Although the spending gaps that occurred from November 1995 to January 1996 are depicted almost unanimously by politicians and the establishment media as disasters for the United States, in fact the so-called shutdowns, during which a portion of government spending was temporarily reduced, did no discernible damage to the American economy, and may have boosted the financial well-being of the American people.
“I mean whatever effect Obamacare might have on the economy is far less than even a few days of government shutdown,” President Obama declared in a speech to supporters Thursday, giving a characteristic point of view that seems to be shared by a majority of Americans, who strongly oppose a government shutdown.
A review of economic performance, however, tells a very different story.
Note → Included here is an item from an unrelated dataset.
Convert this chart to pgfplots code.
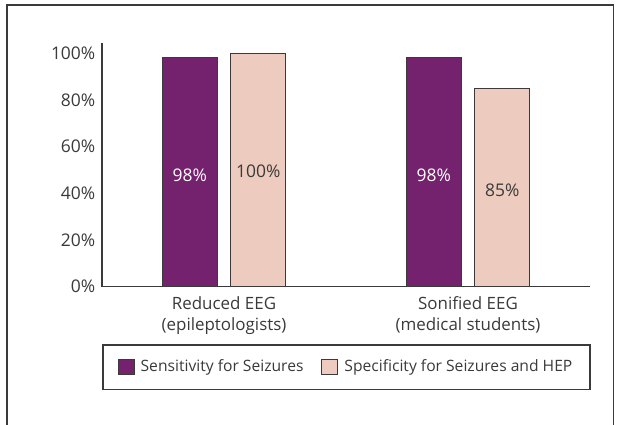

The spending gaps of the Clinton presidency occurred from Nov. 14 through Nov. 19, 1995 and from Dec. 16, 1995 to Jan. 6, 1996.
Despite the greatly ballyhooed furloughs of government employees, unemployment stayed even at 5.6 percent during November 1995, the period of the first spending gap, which ended when a deal cut by President Bill Clinton and Republican legislators allowed government to stay funded at 75 percent.
Unemployment actually dropped to 5.5 percent during the second spending gap, which was more complete than the first.
Unemployment continued to plummet in the months following the shutdown, as a hamstrung Clinton allowed the rate of government spending increases to slow and headed toward the eventual budget surpluses that became the highlight of Clinton’s legacy. According to the Bureau of Labor Statistics, unemployment dropped half a percentage point within a year of the first shutdown and had dipped below five percent by the spring of 1997.